Domingo XX del tiempo ordinario, APRENDER A BENDECIR Y SER ENVIADOS

 

“Bendigo al Señor en todo momento, su alabanza está siempre en mi boca”. Hay una total y absoluta diferencia cuando uno aprende en la vida a bendecir y agradecer, en lugar de a exigir y esperar. Esta actitud, tan creyente, de bendecir es un acto de humildad. Uno vive reconociendo que, aunque no merece nada ni se nos debe nada, todo es don y gracia… Vivir es un regalo. Cada día es una prórroga del partido, que tiene sus sorpresas y cosas buenas, no solo contratiempos. Aprender a bendecir, es un don que hemos de pedir y cultivar en nosotros. Fijar nuestra atención en las cosas buenas recibidas y vividas cada día (despertarnos bajo techo, una taza de café, una suave brisa, flores en nuestro camino mientras paseamos, la sonrisa de un bebé desconocido… y tantas miles y millones de cosas buenas que ocurren cada día silenciosamente a nuestro lado). La actitud exigente, despótica, de quien se cree merecedor o acreedor de la vida no ayuda a disfrutarla en absoluto. Con la vida y con Dios somos deudores, no acreedores. Hay quien vive en una permanente oficina del consumidor, reclamándole a la vida por defectos e imperfecciones en lo que esperaba… Es bueno salir de estos lugares de enfado y gritos (que suelen ser las oficinas de reclamación) y pisar humilde y serenamente la tierra sin exigir nada ni esperar nada. Viviendo en paz y gracia cada momento, porque así nos lo regala el Jefe.

Seguimos leyendo el discurso del pan de vida de Juan: “en verdad os digo: si no coméis la carne del Hijo del hombre y no bebéis su sangre, no tenéis vida en vosotros. El que come mi carne y bebe mi sangre tiene vida eterna, y yo lo resucitaré en el último día”. Comer este pan para tener vida en nosotros. Este pan contiene una promesa de eternidad, de vida eterna. Comerlo es participar de la mesa del Cielo en anticipo y ser invitado a compartirla eternamente un día junto al Señor. La eucaristía es prenda de salvación, camino al cielo. Hemos de acercarnos con alegría a este sacramento que es testamento de Amor de Cristo.
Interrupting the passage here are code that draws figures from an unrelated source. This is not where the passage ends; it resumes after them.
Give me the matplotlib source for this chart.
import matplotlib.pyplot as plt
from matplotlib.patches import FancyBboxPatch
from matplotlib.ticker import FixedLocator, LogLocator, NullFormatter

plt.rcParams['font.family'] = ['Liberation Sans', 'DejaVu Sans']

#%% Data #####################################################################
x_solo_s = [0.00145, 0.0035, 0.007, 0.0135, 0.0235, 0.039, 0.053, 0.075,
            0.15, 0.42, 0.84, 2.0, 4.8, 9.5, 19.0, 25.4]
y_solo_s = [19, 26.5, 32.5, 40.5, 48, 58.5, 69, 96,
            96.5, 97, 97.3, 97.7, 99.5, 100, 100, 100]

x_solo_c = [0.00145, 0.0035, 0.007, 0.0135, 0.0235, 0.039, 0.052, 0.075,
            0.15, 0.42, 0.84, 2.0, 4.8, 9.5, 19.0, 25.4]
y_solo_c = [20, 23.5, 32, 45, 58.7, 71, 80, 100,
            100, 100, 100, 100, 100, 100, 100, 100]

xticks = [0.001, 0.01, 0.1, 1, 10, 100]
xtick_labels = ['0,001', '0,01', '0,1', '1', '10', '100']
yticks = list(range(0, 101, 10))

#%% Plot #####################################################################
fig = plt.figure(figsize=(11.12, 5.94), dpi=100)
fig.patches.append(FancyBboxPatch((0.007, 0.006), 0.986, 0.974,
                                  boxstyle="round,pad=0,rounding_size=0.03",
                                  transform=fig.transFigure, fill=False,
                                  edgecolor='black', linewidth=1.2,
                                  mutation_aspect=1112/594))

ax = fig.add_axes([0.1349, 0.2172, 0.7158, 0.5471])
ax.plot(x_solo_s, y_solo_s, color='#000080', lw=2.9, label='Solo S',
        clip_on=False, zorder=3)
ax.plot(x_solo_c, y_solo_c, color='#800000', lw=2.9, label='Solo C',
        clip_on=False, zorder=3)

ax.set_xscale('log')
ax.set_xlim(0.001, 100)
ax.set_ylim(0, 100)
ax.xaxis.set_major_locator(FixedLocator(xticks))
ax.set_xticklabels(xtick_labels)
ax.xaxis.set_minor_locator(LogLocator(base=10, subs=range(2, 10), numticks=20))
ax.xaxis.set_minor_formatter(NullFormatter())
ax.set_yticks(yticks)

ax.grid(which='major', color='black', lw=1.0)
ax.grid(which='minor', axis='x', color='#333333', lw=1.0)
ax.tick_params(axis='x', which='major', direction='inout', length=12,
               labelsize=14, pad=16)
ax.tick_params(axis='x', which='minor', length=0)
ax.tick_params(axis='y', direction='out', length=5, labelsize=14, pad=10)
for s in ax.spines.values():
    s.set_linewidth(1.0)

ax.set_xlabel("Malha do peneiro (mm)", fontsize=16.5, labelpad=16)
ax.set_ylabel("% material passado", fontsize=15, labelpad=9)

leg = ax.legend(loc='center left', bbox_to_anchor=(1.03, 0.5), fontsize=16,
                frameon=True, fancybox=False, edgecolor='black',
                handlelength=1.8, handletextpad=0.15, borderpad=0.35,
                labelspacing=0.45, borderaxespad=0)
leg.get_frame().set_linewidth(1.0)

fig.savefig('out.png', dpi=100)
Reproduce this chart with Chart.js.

Literalmente lo es, expresa sus últimos deseos y enseñanzas: el lavatorio de pies y el mandato del amor. La invitación a en todo amar y servir a los hermanos. Si en algunas épocas se acentuó demasiado la excelencia y pureza ritual que reclamaba un rito tan sagrado y santo; os invito hoy más bien a saber y creer que este rito también nos purifica y santifica al celebrarlo. Lo señalan San Ambrosio, San Agustín, San Juan Crisóstomo, San Alfonso… que lejos de alejarnos de este sacramento, nos invitan a sentarnos a la mesa y comer con gozo del Pan de vida, semilla de eternidad.

“Como el Padre que vive me ha enviado, y yo vivo por el Padre, así, del mismo modo, el que me come vivirá por mí”. Comer de este pan implica una tarea, una misión. Vivir por Cristo, en lugar de Jesús. Comer la Eucaristía supone identificarse con su forma de vida compasiva y servicial, acogedora y fraterna, donde el amor y la paz son emblema y compromiso cotidiano que animan y dan sentido a todo. El que me come vivirá por mí. Esto creemos y hacemos. Tratamos de vivir en su lugar, no quitando a Cristo su puesto, sino prolongando su presencia. Todavía hay muchos leprosos y tullidos que animar y consolar, pecadores que perdonar, adúlteros que sanar y abrazar para que sientan el verdadero amor que da todo sin exigir nada, que permite vivir la vida como don y gracia, como bendición que invita y enseña a bendecir.